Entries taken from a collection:
-*-*-

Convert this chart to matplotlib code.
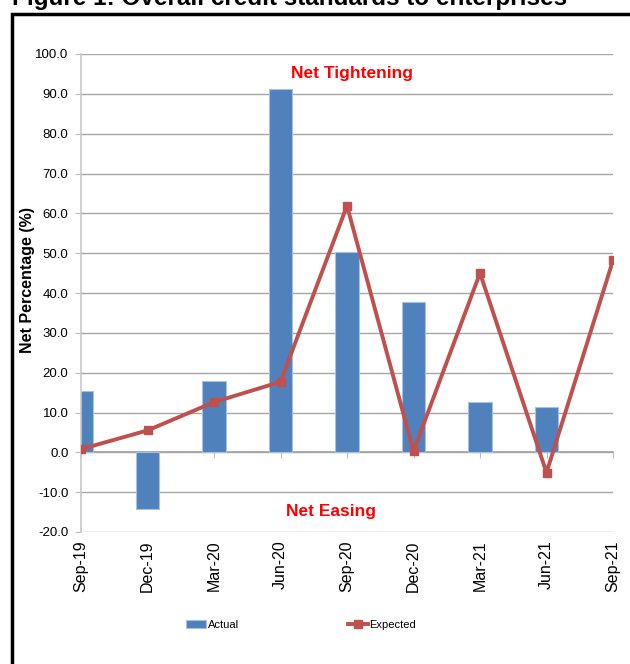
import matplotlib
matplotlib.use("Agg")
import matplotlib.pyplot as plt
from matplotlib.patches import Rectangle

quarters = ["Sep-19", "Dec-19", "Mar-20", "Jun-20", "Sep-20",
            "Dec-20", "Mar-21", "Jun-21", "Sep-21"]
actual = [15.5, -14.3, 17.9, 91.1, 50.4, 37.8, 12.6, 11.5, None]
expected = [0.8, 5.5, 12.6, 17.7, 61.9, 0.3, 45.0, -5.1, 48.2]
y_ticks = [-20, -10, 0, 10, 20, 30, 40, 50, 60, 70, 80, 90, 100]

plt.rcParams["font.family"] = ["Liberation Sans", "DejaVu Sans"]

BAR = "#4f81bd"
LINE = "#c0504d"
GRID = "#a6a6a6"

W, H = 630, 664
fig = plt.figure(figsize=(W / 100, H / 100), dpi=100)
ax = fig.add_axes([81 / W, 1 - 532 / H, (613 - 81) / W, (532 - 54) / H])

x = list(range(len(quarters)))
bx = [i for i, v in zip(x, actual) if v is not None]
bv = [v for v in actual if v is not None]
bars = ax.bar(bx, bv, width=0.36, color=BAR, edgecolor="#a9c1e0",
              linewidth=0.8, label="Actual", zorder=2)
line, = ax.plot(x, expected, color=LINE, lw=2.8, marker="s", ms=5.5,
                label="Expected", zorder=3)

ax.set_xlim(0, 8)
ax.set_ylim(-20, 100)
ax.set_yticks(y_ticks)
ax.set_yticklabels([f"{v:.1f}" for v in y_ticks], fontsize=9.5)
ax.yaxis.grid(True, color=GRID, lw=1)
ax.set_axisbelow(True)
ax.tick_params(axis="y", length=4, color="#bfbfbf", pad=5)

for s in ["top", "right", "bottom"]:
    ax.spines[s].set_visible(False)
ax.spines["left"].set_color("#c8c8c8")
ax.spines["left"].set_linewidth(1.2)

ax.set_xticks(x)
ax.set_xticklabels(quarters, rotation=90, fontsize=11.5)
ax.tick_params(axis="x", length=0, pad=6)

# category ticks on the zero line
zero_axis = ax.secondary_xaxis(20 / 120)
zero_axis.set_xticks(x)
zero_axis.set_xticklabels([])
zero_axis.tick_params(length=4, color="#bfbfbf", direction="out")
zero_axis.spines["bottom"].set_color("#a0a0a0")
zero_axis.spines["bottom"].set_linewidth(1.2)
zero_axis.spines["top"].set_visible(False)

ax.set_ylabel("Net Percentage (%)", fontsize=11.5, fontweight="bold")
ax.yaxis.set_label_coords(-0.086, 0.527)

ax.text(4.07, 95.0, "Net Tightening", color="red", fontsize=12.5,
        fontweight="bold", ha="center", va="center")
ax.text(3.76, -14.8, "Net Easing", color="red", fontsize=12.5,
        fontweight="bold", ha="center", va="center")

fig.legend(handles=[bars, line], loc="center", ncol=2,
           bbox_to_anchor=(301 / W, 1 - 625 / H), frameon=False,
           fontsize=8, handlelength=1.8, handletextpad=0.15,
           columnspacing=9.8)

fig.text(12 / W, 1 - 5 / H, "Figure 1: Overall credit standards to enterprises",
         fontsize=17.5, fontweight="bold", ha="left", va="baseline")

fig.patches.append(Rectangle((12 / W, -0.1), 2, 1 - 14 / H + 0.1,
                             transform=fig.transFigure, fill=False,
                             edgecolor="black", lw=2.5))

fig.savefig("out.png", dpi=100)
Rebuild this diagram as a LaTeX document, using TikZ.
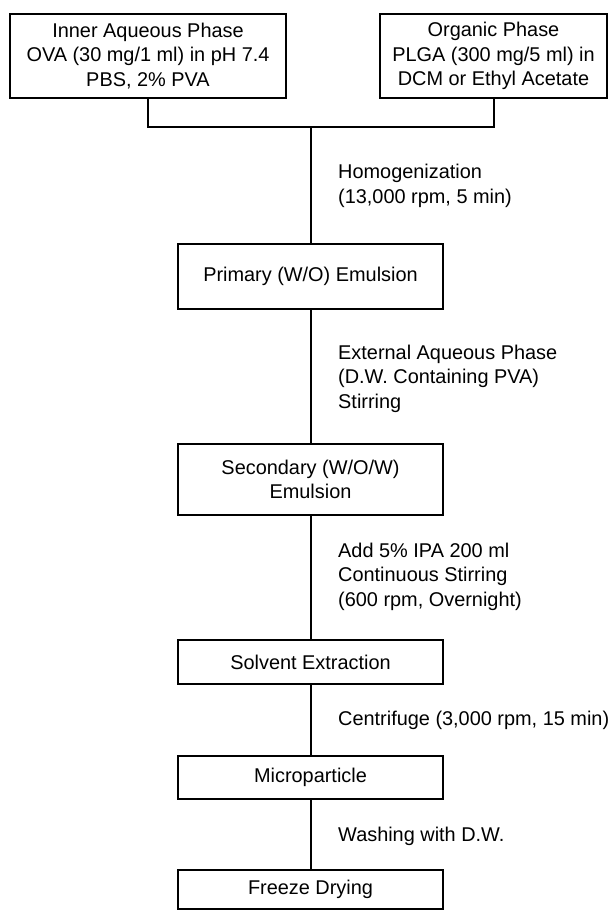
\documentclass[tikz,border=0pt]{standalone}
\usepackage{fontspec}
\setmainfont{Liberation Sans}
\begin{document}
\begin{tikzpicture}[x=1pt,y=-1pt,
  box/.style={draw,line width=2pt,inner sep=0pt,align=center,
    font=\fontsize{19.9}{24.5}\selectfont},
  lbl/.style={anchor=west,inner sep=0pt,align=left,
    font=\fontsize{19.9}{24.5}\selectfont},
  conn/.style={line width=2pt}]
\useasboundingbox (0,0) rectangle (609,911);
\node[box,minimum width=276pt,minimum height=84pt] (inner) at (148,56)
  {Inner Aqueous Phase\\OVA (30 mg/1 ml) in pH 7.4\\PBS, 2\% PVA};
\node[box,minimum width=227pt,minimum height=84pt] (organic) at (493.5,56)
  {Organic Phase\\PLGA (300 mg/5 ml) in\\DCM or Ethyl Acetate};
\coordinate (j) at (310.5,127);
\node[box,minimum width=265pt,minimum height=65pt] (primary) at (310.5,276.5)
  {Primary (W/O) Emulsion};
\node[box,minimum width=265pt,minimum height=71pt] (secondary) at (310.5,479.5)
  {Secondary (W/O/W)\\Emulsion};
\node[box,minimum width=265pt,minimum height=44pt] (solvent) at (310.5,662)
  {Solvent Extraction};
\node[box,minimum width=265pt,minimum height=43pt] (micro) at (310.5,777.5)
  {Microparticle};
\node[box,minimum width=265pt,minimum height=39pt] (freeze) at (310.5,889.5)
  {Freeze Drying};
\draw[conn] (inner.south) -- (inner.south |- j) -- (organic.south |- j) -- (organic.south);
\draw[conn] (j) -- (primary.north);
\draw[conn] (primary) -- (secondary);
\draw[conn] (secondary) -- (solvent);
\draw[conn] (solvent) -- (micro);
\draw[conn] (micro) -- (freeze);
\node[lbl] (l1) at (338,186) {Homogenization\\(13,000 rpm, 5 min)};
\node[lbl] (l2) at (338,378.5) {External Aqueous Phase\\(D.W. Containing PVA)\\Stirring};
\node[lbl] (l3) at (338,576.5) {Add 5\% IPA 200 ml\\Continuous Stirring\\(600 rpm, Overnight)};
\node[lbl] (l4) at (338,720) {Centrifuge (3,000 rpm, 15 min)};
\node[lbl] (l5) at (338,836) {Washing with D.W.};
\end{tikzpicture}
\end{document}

-*-*-

* Exercise task *
Transcribe exactly, with no pictures, the lines running from the first line of the material through the line holding "ax = fig.add_axes([81".

* Result *
Convert this chart to matplotlib code.
import matplotlib
matplotlib.use("Agg")
import matplotlib.pyplot as plt
from matplotlib.patches import Rectangle

quarters = ["Sep-19", "Dec-19", "Mar-20", "Jun-20", "Sep-20",
            "Dec-20", "Mar-21", "Jun-21", "Sep-21"]
actual = [15.5, -14.3, 17.9, 91.1, 50.4, 37.8, 12.6, 11.5, None]
expected = [0.8, 5.5, 12.6, 17.7, 61.9, 0.3, 45.0, -5.1, 48.2]
y_ticks = [-20, -10, 0, 10, 20, 30, 40, 50, 60, 70, 80, 90, 100]

plt.rcParams["font.family"] = ["Liberation Sans", "DejaVu Sans"]

BAR = "#4f81bd"
LINE = "#c0504d"
GRID = "#a6a6a6"

W, H = 630, 664
fig = plt.figure(figsize=(W / 100, H / 100), dpi=100)
ax = fig.add_axes([81 / W, 1 - 532 / H, (613 - 81) / W, (532 - 54) / H])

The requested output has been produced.